>> Start GIVEN DATA

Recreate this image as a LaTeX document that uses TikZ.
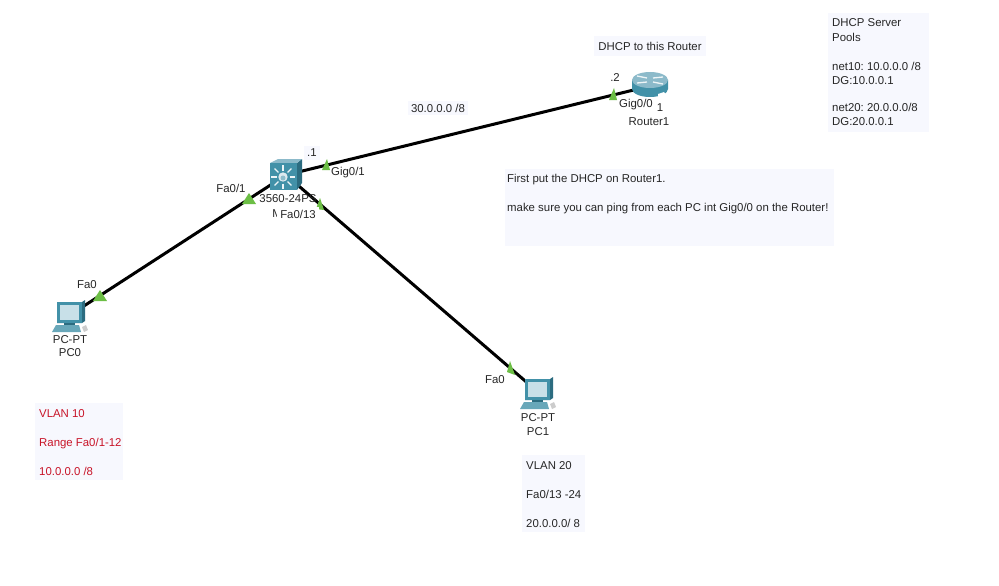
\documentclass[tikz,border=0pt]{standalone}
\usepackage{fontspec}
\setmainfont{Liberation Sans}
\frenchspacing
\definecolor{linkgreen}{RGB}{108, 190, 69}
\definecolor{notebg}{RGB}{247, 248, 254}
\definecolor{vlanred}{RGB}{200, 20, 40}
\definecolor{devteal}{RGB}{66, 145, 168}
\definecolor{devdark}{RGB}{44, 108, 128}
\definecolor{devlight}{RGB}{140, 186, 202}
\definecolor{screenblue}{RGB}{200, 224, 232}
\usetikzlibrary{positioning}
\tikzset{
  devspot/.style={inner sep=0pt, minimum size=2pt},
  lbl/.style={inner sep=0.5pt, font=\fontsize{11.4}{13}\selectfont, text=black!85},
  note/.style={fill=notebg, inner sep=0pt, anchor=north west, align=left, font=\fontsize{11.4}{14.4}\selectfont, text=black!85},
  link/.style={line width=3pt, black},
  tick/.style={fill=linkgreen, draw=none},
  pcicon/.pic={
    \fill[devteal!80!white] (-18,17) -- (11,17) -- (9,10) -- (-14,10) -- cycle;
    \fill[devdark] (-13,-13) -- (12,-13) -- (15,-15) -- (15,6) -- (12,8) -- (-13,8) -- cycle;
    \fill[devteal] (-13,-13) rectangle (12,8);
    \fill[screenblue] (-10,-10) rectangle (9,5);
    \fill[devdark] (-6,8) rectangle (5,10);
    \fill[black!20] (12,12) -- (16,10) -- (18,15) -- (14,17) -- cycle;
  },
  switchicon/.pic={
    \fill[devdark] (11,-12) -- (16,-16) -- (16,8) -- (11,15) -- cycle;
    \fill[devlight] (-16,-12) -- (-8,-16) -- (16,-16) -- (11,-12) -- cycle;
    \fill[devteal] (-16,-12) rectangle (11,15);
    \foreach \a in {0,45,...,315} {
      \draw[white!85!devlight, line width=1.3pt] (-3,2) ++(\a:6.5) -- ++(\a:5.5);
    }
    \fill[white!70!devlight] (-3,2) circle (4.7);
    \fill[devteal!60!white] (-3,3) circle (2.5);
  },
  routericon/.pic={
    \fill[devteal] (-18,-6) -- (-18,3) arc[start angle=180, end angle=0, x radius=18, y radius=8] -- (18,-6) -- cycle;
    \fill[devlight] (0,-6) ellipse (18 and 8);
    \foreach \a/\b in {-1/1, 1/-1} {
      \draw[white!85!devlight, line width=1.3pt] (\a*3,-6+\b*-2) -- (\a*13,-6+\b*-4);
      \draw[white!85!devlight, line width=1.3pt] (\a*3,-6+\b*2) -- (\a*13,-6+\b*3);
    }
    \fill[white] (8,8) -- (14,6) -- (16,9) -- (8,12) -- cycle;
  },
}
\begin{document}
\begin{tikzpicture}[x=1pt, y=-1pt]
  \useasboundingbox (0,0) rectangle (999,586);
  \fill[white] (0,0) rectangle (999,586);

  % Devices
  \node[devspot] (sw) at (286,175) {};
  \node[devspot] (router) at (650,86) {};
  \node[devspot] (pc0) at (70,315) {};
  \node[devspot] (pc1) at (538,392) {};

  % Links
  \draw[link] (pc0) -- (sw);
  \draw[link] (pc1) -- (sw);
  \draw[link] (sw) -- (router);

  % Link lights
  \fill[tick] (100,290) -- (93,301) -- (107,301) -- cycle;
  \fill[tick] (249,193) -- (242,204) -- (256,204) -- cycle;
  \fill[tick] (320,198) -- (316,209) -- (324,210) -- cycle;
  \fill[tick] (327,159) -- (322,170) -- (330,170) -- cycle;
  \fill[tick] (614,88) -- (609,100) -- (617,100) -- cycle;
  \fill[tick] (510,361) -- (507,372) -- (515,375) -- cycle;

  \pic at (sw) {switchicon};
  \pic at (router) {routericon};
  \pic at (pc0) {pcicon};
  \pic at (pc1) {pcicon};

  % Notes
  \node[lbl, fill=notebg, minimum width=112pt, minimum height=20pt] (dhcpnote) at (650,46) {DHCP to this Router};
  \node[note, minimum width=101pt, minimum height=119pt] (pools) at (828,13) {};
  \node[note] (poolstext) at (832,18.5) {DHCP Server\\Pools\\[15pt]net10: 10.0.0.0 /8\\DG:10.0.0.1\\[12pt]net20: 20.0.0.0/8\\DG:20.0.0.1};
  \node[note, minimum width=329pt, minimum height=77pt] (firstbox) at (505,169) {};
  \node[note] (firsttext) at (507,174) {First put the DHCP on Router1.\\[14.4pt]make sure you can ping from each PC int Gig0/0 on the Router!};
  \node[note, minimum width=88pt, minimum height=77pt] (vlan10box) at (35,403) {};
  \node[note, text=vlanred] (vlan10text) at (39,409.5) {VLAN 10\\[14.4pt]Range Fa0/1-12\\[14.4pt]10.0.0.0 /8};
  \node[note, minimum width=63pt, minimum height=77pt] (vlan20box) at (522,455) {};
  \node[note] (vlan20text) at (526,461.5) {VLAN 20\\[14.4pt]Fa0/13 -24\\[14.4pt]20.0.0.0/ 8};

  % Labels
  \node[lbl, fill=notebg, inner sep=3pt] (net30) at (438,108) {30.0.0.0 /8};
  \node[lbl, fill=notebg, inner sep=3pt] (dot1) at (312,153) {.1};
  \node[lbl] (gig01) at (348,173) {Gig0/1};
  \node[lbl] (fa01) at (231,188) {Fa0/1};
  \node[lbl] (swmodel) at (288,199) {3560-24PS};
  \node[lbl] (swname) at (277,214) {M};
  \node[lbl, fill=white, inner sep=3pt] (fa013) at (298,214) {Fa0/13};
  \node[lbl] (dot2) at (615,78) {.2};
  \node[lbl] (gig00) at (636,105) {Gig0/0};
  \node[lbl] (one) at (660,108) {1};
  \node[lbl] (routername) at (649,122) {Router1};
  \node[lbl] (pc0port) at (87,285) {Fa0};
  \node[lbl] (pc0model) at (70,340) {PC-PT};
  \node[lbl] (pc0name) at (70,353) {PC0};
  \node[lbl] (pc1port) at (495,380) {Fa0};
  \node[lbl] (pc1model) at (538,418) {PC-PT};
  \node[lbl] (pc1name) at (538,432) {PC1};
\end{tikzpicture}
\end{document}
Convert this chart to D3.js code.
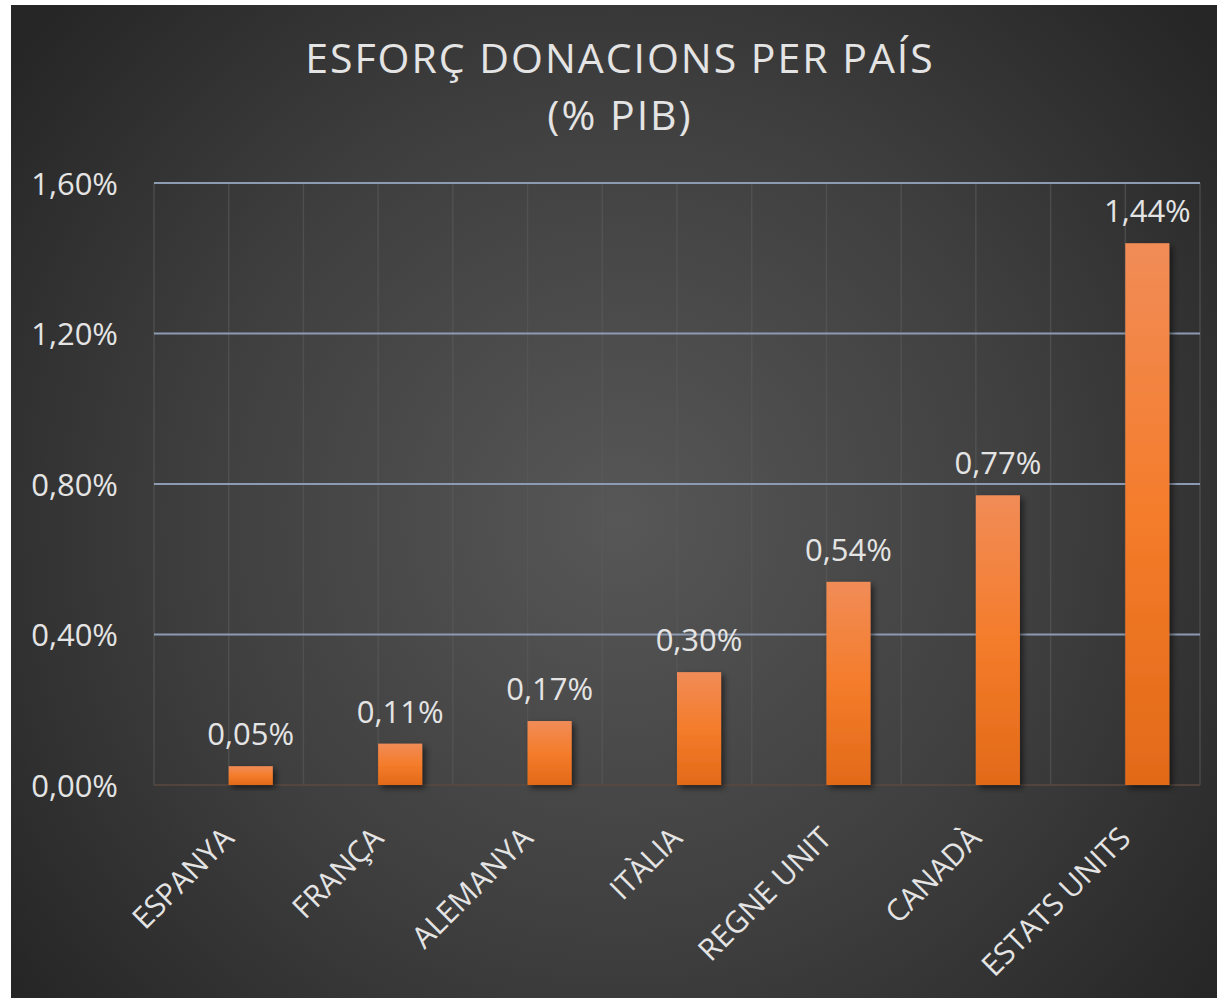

>> End GIVEN DATA

DIRECTIONS:
Among the lines above, determine how many hold the word "this"; report the figure alone.

WORKED ANSWER:
3